Excerpted data ▸
● ● ●

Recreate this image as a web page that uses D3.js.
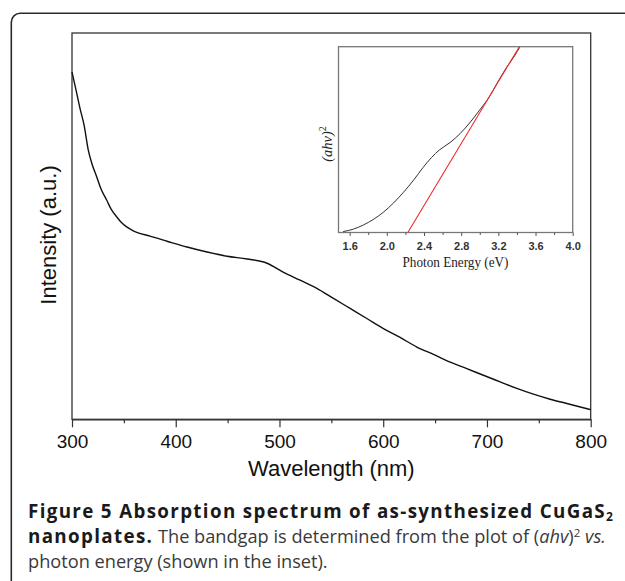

● ● ●

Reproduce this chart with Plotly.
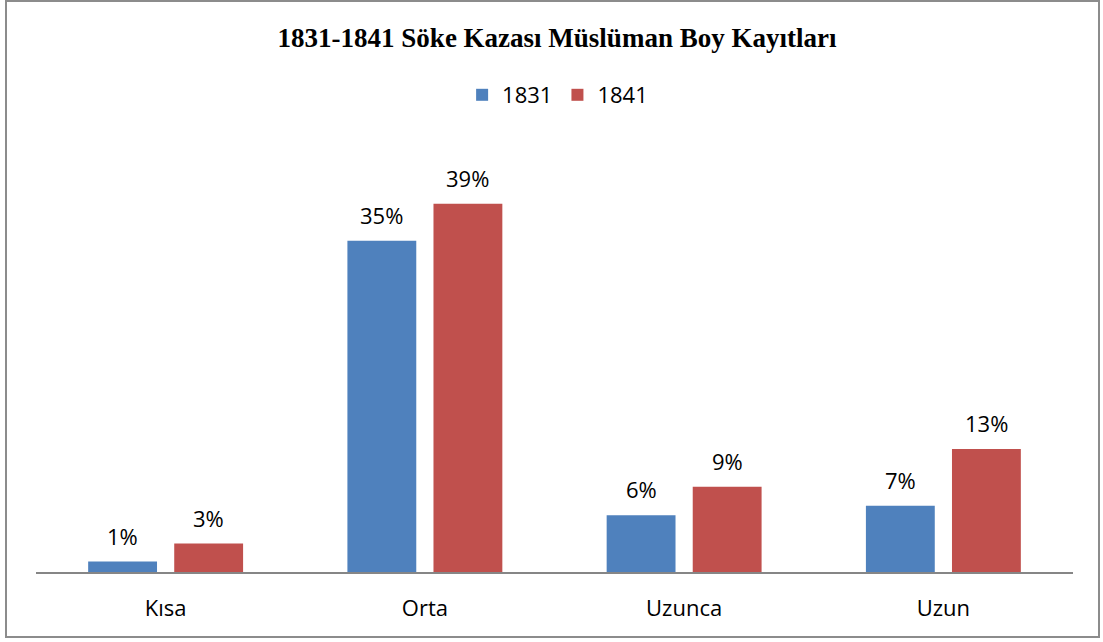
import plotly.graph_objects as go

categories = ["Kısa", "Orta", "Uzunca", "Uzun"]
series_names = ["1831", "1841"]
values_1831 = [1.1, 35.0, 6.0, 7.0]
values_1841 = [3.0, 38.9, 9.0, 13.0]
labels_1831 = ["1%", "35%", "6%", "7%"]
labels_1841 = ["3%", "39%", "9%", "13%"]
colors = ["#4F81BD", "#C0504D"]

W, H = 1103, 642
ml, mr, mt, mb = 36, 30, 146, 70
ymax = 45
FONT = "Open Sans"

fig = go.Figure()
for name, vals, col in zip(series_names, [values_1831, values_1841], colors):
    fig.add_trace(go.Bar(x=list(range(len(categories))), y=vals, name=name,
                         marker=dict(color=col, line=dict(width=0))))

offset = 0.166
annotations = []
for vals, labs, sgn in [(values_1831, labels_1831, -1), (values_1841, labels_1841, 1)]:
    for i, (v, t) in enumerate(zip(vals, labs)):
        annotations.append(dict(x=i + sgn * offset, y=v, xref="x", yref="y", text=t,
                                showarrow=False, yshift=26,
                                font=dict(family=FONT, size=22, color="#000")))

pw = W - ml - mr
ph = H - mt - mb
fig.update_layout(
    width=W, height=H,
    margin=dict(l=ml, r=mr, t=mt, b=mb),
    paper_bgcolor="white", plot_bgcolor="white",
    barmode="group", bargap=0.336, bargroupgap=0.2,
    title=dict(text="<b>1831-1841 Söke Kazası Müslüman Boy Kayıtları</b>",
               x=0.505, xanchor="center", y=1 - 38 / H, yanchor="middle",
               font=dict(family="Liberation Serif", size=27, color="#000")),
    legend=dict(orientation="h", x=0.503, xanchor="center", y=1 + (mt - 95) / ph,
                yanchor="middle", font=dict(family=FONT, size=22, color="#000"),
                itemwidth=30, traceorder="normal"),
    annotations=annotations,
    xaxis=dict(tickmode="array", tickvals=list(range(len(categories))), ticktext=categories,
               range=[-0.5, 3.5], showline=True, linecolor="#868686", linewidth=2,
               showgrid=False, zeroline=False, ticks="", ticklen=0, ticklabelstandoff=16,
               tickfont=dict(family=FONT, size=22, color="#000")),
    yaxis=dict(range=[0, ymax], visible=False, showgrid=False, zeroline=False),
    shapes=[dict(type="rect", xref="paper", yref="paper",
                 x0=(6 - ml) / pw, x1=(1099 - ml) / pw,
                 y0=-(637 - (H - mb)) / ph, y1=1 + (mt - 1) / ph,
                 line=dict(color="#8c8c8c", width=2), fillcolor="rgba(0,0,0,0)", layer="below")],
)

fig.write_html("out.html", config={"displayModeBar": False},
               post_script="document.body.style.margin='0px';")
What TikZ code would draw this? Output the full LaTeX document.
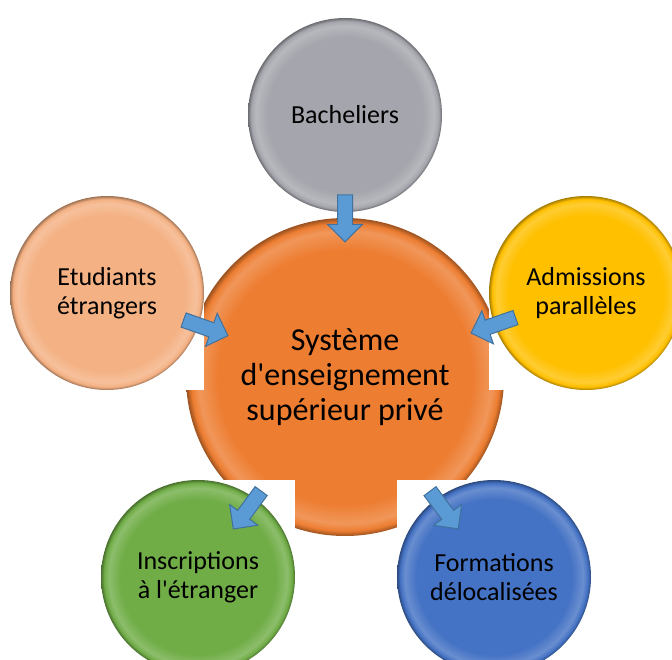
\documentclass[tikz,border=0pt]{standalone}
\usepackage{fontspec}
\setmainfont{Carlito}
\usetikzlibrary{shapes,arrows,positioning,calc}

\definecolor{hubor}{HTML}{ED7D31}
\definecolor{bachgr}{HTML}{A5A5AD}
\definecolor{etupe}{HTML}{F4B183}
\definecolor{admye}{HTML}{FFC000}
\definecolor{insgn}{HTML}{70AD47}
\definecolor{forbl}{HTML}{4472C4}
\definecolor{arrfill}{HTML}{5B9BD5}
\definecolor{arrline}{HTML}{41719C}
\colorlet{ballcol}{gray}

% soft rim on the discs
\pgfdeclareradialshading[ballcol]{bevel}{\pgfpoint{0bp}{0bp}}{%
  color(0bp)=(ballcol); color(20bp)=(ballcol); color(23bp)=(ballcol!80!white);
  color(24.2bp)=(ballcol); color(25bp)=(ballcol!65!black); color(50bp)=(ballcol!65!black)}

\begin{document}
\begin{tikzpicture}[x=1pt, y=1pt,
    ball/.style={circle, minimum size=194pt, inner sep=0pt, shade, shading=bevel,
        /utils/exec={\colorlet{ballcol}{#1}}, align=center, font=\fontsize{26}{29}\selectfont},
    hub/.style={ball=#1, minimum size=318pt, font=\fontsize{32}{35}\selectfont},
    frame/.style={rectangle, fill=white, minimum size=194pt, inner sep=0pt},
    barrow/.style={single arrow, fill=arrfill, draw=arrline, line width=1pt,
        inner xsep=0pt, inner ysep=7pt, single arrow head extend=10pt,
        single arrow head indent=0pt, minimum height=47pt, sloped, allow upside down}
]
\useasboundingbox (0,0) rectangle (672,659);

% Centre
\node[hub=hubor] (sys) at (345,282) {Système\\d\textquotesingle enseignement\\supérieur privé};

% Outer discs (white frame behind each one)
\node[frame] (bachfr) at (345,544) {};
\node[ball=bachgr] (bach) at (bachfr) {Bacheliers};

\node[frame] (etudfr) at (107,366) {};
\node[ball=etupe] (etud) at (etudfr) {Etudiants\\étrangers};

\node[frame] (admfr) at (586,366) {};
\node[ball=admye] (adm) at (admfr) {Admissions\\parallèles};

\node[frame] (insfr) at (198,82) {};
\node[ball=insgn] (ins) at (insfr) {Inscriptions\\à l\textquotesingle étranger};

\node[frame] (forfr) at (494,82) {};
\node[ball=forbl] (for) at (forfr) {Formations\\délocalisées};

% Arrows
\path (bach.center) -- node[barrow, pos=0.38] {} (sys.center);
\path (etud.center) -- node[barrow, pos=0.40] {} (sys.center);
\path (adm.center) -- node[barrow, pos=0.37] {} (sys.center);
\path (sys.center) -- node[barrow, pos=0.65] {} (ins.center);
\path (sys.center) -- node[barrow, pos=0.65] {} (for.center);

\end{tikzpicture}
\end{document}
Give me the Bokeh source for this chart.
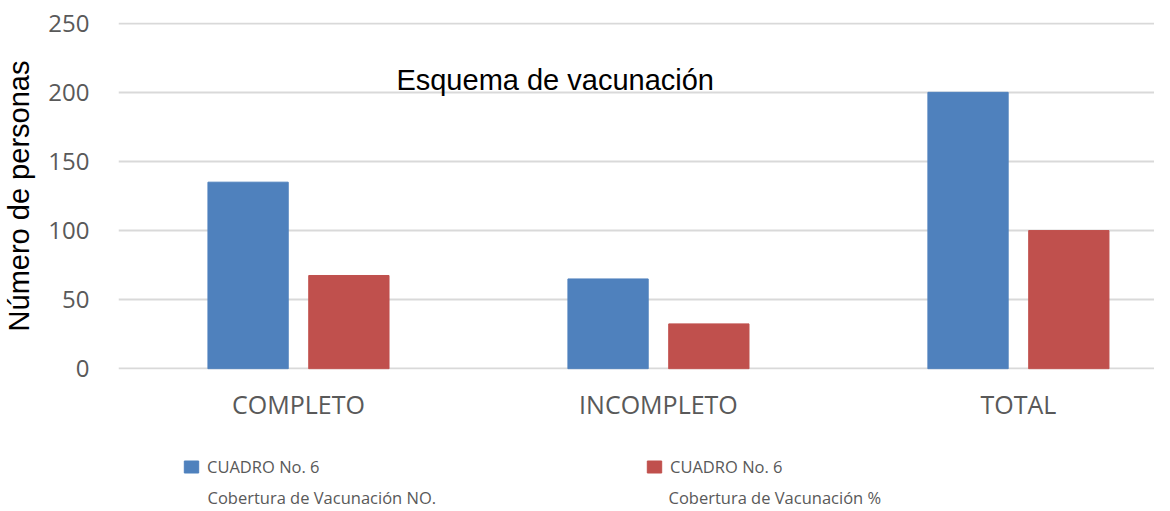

● ● ●

What the task requires ▸
From the records above, pick out and copy each line holding the word "chart".

Solution to this problem ▸
Reproduce this chart with Plotly.
Give me the Bokeh source for this chart.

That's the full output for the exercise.